La polisemia del término cielo —el diccionario de la Real Academia Española recoge ocho acepciones, en su mayoría de origen religioso o científico— parece encontrar un correlato en la polisemia visual propuesta por la autora. Gaston Bachelard señala que el cielo, en tanto elemento material clásico, constituye un sistema de fidelidad poética. Cuando se canta el cielo, advierte Bachelard, se cree ser fiel a una imagen favorita, pero en realidad se es fiel a un sentimiento humano primitivo, a una realidad orgánica primera, a un temperamento onírico fundamental [4]. Pittaluga ha optado por una caracterización poética de un cielo opalino, declinado en tres instancias distintivas dentro de un entorno que actúa como caja de resonancia. El solo hecho de enumerarlos puede presuponer un orden o una preferencia, pero no es mi intención. Se percibe, sin embargo, una cadencia, como pasos en una escala o sucesión naturales, que es otro de los logros de la instalación. Pittaluga nos permite transitar entre cielos, desplazarnos desde un cielo pleno, plegado en dos y tendido pacíficamente sobre una barra, a la imagen del conglomerado de alfileres de gancho que sostienen con esfuerzo un resto de cielo, en un gesto que transmite la necesidad, lo urgente y también la resistencia ante lo precario. En un estadio que podría parecer intermedio, nos golpea esa imagen que, más allá de la mirilla, insinúa un cielo herido, una blanda hoja de guillotina, tal vez un pabellón doliente y deshilachado como un manto de ceniza. En la libre asociación de ideas que significa toda obra abierta, no pude evitar recordar la obra Las tres edades de la mujer, de Gustav Klimt. Ignoro si los cielos de Pittaluga tienen edades disímiles, pero no me desagrada imaginar esa posibilidad.

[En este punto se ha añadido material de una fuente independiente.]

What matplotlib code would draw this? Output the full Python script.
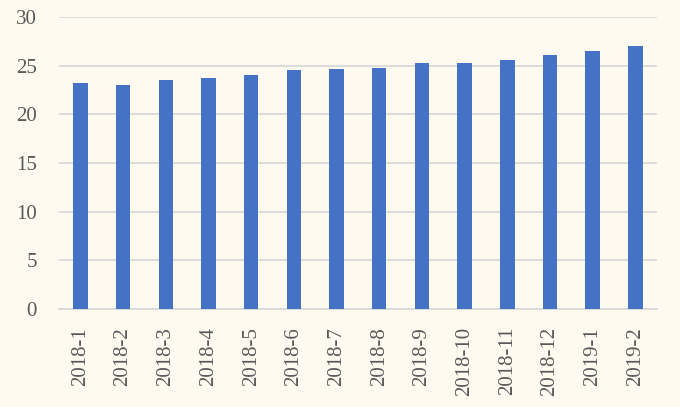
import matplotlib.pyplot as plt
import numpy as np

# month labels and values
months = ['2018-1', '2018-2', '2018-3', '2018-4', '2018-5', '2018-6', '2018-7',
          '2018-8', '2018-9', '2018-10', '2018-11', '2018-12', '2019-1', '2019-2']
values = [23.25, 23.0, 23.5, 23.75, 24.05, 24.55, 24.65,
          24.8, 25.3, 25.3, 25.6, 26.1, 26.5, 27.05]

BG = '#FEFAF0'
BAR_COLOR = '#4472C4'
GRID_COLOR = '#D9D9D9'
TEXT_COLOR = '#595959'

plt.rcParams['font.family'] = ['Liberation Serif', 'DejaVu Serif']

fig = plt.figure(figsize=(6.8, 4.07), dpi=100, facecolor=BG)
ax = fig.add_axes([0.0868, 0.2408, 0.879, 0.7172])
ax.set_facecolor(BG)

x = np.arange(len(months))
ax.bar(x, values, width=0.34, color=BAR_COLOR, zorder=3)

ax.set_xlim(-0.5, len(months) - 0.5)
ax.set_ylim(0, 30)
ax.set_yticks(range(0, 31, 5))
ax.yaxis.grid(True, color=GRID_COLOR, linewidth=1.3, zorder=0)
ax.set_axisbelow(True)

ax.set_xticks(x)
ax.set_xticklabels(months, rotation=90)
ax.tick_params(axis='both', length=0, labelsize=15, labelcolor=TEXT_COLOR)
ax.tick_params(axis='y', pad=16)
ax.tick_params(axis='x', pad=13)

for side in ['top', 'right', 'left']:
    ax.spines[side].set_visible(False)
ax.spines['bottom'].set_color(GRID_COLOR)
ax.spines['bottom'].set_linewidth(1.3)

fig.savefig('out.png', dpi=100, facecolor=BG)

La instalación, esa burbuja de espacio y tiempo que respira ahora en el núcleo de la sala, se romperá tarde o temprano, dejará lugar a otras burbujas, al silencio profundo o al rumor de nuevos pasos, pero la experiencia íntima del visitante, la visión de su propio cielo, ese atisbo de otro mundo que es en realidad una metáfora del universo personal, permanecerá en su memoria como una experiencia larvada. Ya no acorde al imaginario popular, ni, tal vez, siquiera, conscientemente aceptada, pero latente como un sueño, como acaso las preguntas que nos hemos formulado alguna vez al mirar el cielo, mientras buscábamos a tientas la respuesta en aquella sustancia remota.

[1] Friedrich Nietzsche: Así habló Zaratustra. Un libro para todos y para nadie, Barcelona: Altaya, 1993, p. 31.

[2] Gaston Bachelard: L’air et les songes: essai sur l’imagination du mouvement, Paris: Le Livre de Poche, 1992, p. 14.

[3] Ibíd., pp. 12-13.

[4] Gaston Bachelard: L’eau et les rêves: essai sur l’imagination de la matière, Paris: Le Livre de Poche, 1992, p. 12.